Global stocks and cryptos retreat on higher taxes fears
The GBP/USD pair moved sideways after mixed economic data from the UK. In a report earlier today, the Office of National Statistics (ONS) said that the country’s retail sales rose from 2.2% in February to 5.4% in March. This led to an annualized increase of 7.2%. In the same period, core retail prices increased by 7.9% as the country continued to reopen. Further data by Markit revealed that the private sector expanded at the fastest pace since 2013. The composite PMI increased from 56.4 in March to 60 in April. However, data by the ONS also showed that the country’s debt continued to surge. Government borrowing rose to a record 303 billion pounds, the highest level since the second world war.
The euro bounced back after the strong flash manufacturing and services PMI data. According to Markit, the manufacturing PMI increased from 62.5 in March to 63.3 in April. This was a better number than the expected 62.0. The services PMI also increased from 49.6 in March to 50.3 in April. As a result, the composite PMI rose from 53.2 to 53.7. Most of the manufacturing strength came from Germany, where the sector PMI rose to 66.4. These numbers came a day after the European Central Bank (ECB) delivered a relatively dovish interest rate decision.
Global stocks retreated as investors worried about new capital gains taxes in the United States. In Europe, the FTSE 100, DAX, and CAC 40 indices declined by more than 0.20%. In the United States, indices like the Dow Jones and S&P 500 declined by more than 300 and 40 points, respectively. Media reports suggest that the president wants to end preferential tax treatment of investment income. The proposal calls for doubling the capital gains taxes of those earning more than $1 million to 39.6%. It will affect about 0.32% of American taxpayers. As a result, the top federal rate on the appreciation of assets sold will rise to as high as 43.4%.
The EUR/USD pair rose to an intraday high of 1.2056, which is significantly higher than yesterday’s low of 1.1992. On the hourly chart, the pair is approaching the upper line of the ascending channel shown in pink. The uptrend is also being supported by the Fractal adaptive moving average and the Average Directional Movement Index (ADX). Therefore, there is a possibility that it will keep rising ahead of the flash US PMI numbers and new home sales data.
The GBP/USD pair rose slightly after the mixed data from the UK. It is trading at 1.3886, which is slightly above yesterday’s low of 1.3820. On the four-hour chart, the pair is slightly below this week’s high of 1.400. It is also between the lower and middle lines of the Bollinger Bands and slightly below the important resistance at 1.3920. Therefore, the price will likely resume the downward trend as bears attempt to move below 1.3822.
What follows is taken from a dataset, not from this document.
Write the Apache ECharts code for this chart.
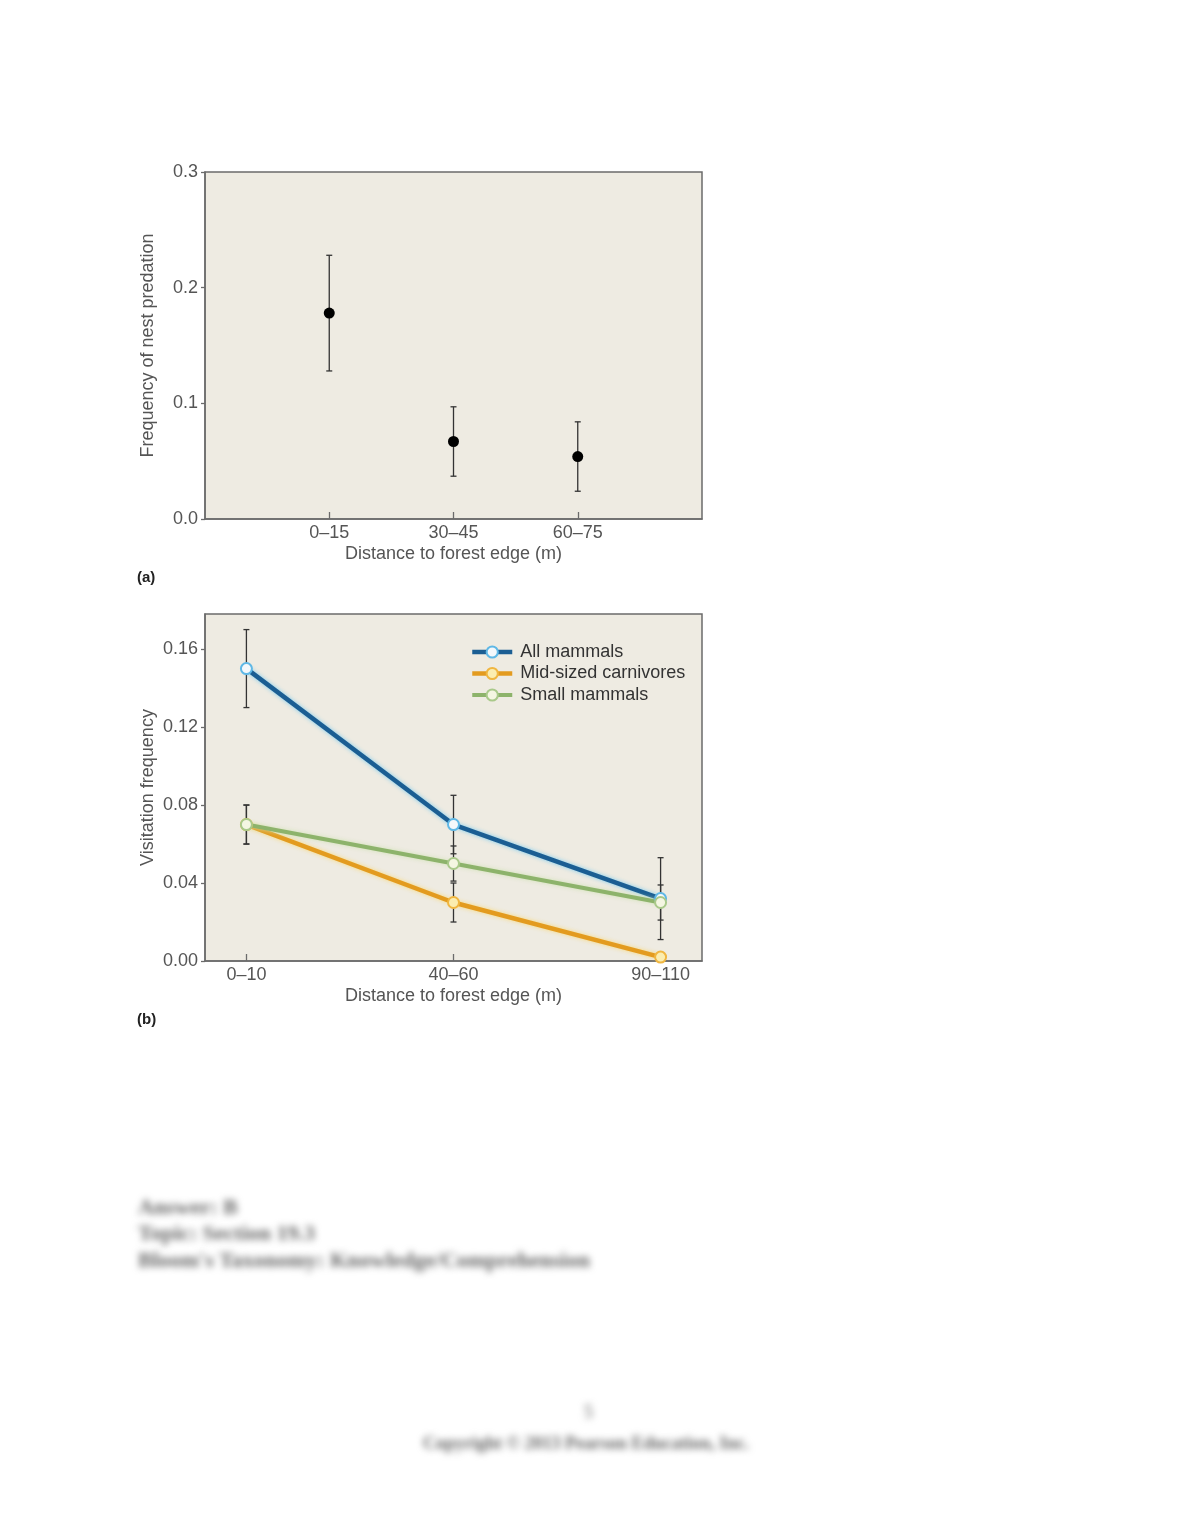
<!DOCTYPE html>
<html>
<head>
<meta charset="utf-8">
<script src="https://cdn.jsdelivr.net/npm/echarts@6/dist/echarts.min.js"></script>
<style>
  html, body { margin: 0; padding: 0; background: #fff; }
  #main { width: 1180px; height: 1527px; position: absolute; left: 0; top: 0; }
  .blur { position: absolute; font-family: 'Liberation Serif', serif; color: #666; filter: blur(3.5px); white-space: nowrap; }
</style>
</head>
<body>
<div id="main"></div>
<div class="blur" style="left:138px; top:1194px; font-size:22px; font-weight:bold;">Answer: B</div>
<div class="blur" style="left:138px; top:1220px; font-size:22px; font-weight:bold;">Topic: Section 19.3</div>
<div class="blur" style="left:138px; top:1247px; font-size:22px; font-weight:bold;">Bloom's Taxonomy: Knowledge/Comprehension</div>
<div class="blur" style="left:584px; top:1402px; font-size:18px;">5</div>
<div class="blur" style="left:423px; top:1433px; font-size:18px; font-weight:bold;">Copyright © 2013 Pearson Education, Inc.</div>
<script>
// panel (a): nest predation
var catsA = ['0\u201315', '30\u201345', '60\u201375'];
var predation = [0.178, 0.067, 0.054];
var predationErr = [0.05, 0.03, 0.03];
var ticksA = [0, 0.1, 0.2, 0.3];

// panel (b): visitation frequency
var catsB = ['0\u201310', '40\u201360', '90\u2013110'];
var allMammals = [0.15, 0.07, 0.032];
var allMammalsErr = [0.02, 0.015, 0.021];
var carnivores = [0.07, 0.03, 0.002];
var carnivoresErr = [0.01, 0.01, 0.002];
var smallMammals = [0.07, 0.05, 0.03];
var smallMammalsErr = [0.01, 0.009, 0.009];
var ticksB = [0, 0.04, 0.08, 0.12, 0.16];

var font = 'Liberation Sans, Arial, sans-serif';
var axisColor = '#6b6b6b';
var labelColor = '#555';

function pts(vals, offset) {
    return vals.map(function (v, i) { return [i + offset, v]; });
}
function bars(vals, errs, offset) {
    return vals.map(function (v, i) { return [i + offset, v - errs[i], v + errs[i]]; });
}
function renderBar(params, api) {
    var x = api.value(0);
    var lo = api.coord([x, api.value(1)]);
    var hi = api.coord([x, api.value(2)]);
    var w = 3;
    var st = { stroke: '#333', lineWidth: 1.3 };
    return {
        type: 'group',
        children: [
            { type: 'line', shape: { x1: lo[0], y1: lo[1], x2: hi[0], y2: hi[1] }, style: st },
            { type: 'line', shape: { x1: hi[0] - w, y1: hi[1], x2: hi[0] + w, y2: hi[1] }, style: st },
            { type: 'line', shape: { x1: lo[0] - w, y1: lo[1], x2: lo[0] + w, y2: lo[1] }, style: st }
        ]
    };
}
function xAxisOf(idx, min, max, vals, cats, offset) {
    return {
        gridIndex: idx, type: 'value', min: min, max: max,
        name: 'Distance to forest edge (m)', nameLocation: 'middle', nameGap: 26,
        nameTextStyle: { color: labelColor, fontSize: 18, fontFamily: font },
        axisLine: { show: true, onZero: false, lineStyle: { color: axisColor, width: 1.5 } },
        axisTick: { show: true, inside: true, length: 7, customValues: vals, lineStyle: { color: axisColor, width: 1.3 } },
        axisLabel: {
            customValues: vals, margin: 5, color: labelColor, fontSize: 18, fontFamily: font,
            formatter: function (v) { return cats[Math.round(v - offset)]; }
        },
        splitLine: { show: false }
    };
}
function yAxisOf(idx, max, ticks, name, digits) {
    return {
        gridIndex: idx, type: 'value', min: 0, max: max,
        name: name, nameLocation: 'middle', nameGap: 48,
        nameTextStyle: { color: labelColor, fontSize: 18, fontFamily: font },
        axisLine: { show: true, onZero: false, lineStyle: { color: axisColor, width: 1.5 } },
        axisTick: { show: true, inside: false, length: 4, customValues: ticks, lineStyle: { color: axisColor, width: 1.3 } },
        axisLabel: {
            customValues: ticks, margin: 7, color: labelColor, fontSize: 18, fontFamily: font,
            formatter: function (v) { return v.toFixed(digits); }
        },
        splitLine: { show: false }
    };
}
function lineSeries(name, vals, color, glow, fill, border, width) {
    return {
        name: name, type: 'line', xAxisIndex: 1, yAxisIndex: 1, z: 3,
        data: pts(vals, 0),
        symbol: 'circle', symbolSize: 11,
        lineStyle: { color: color, width: width, shadowColor: glow, shadowBlur: 4 },
        itemStyle: { color: fill, borderColor: border, borderWidth: 2 }
    };
}

var chart = echarts.init(document.getElementById('main'), null, { renderer: 'canvas' });
chart.setOption({
    animation: false,
    grid: [
        { left: 205, top: 172, width: 497, height: 347, show: true, backgroundColor: '#eeebe2', borderColor: axisColor, borderWidth: 1.5 },
        { left: 205, top: 614, width: 497, height: 347, show: true, backgroundColor: '#eeebe2', borderColor: axisColor, borderWidth: 1.5 }
    ],
    xAxis: [
        xAxisOf(0, 0, 4, [1, 2, 3], catsA, 1),
        xAxisOf(1, -0.2, 2.2, [0, 1, 2], catsB, 0)
    ],
    yAxis: [
        yAxisOf(0, 0.3, ticksA, 'Frequency of nest predation', 1),
        yAxisOf(1, 0.178, ticksB, 'Visitation frequency', 2)
    ],
    legend: {
        data: [
            { name: 'All mammals', lineStyle: { width: 4.5 } },
            { name: 'Mid-sized carnivores', lineStyle: { width: 4.5 } },
            { name: 'Small mammals', lineStyle: { width: 4 } }
        ],
        orient: 'vertical', left: 470, top: 643, padding: 0,
        itemWidth: 40, itemHeight: 14, itemGap: 3.5,
        textStyle: { color: '#333', fontSize: 18, fontFamily: font, padding: [0, 0, 0, 3] }
    },
    graphic: [
        { type: 'text', left: 137, top: 570, style: { text: '(a)', fontSize: 15, fontWeight: 'bold', fill: '#222', fontFamily: font } },
        { type: 'text', left: 137, top: 1012, style: { text: '(b)', fontSize: 15, fontWeight: 'bold', fill: '#222', fontFamily: font } }
    ],
    series: [
        {
            type: 'custom', xAxisIndex: 0, yAxisIndex: 0, z: 2,
            renderItem: renderBar, data: bars(predation, predationErr, 1)
        },
        {
            type: 'scatter', xAxisIndex: 0, yAxisIndex: 0, z: 3,
            symbolSize: 11, itemStyle: { color: '#000', opacity: 1 },
            data: pts(predation, 1)
        },
        { type: 'custom', xAxisIndex: 1, yAxisIndex: 1, z: 2, renderItem: renderBar, data: bars(allMammals, allMammalsErr, 0) },
        { type: 'custom', xAxisIndex: 1, yAxisIndex: 1, z: 2, renderItem: renderBar, data: bars(carnivores, carnivoresErr, 0) },
        { type: 'custom', xAxisIndex: 1, yAxisIndex: 1, z: 2, renderItem: renderBar, data: bars(smallMammals, smallMammalsErr, 0) },
        lineSeries('All mammals', allMammals, '#1b5e93', 'rgba(110,200,240,0.9)', '#f4f8fb', '#5fb8e6', 4.5),
        lineSeries('Mid-sized carnivores', carnivores, '#e39b1f', 'rgba(250,215,110,0.9)', '#fbedb0', '#f0b640', 4.5),
        lineSeries('Small mammals', smallMammals, '#8db36b', 'rgba(205,225,175,0.9)', '#f4f6e2', '#a9c98a', 4)
    ]
});
</script>
</body>
</html>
The BTC/USD pair declined sharply as cryptocurrency prices crashed. The pair fell to the important support at 47,312, which was the lowest level on March 25. On the four-hour, the pair is attempting to rebound. It remains substantially below the 25-day moving average while the Relative Strength Index (RSI) and DeMarker have continued to drop. Therefore, the pair may bounce back as investors buy the dip.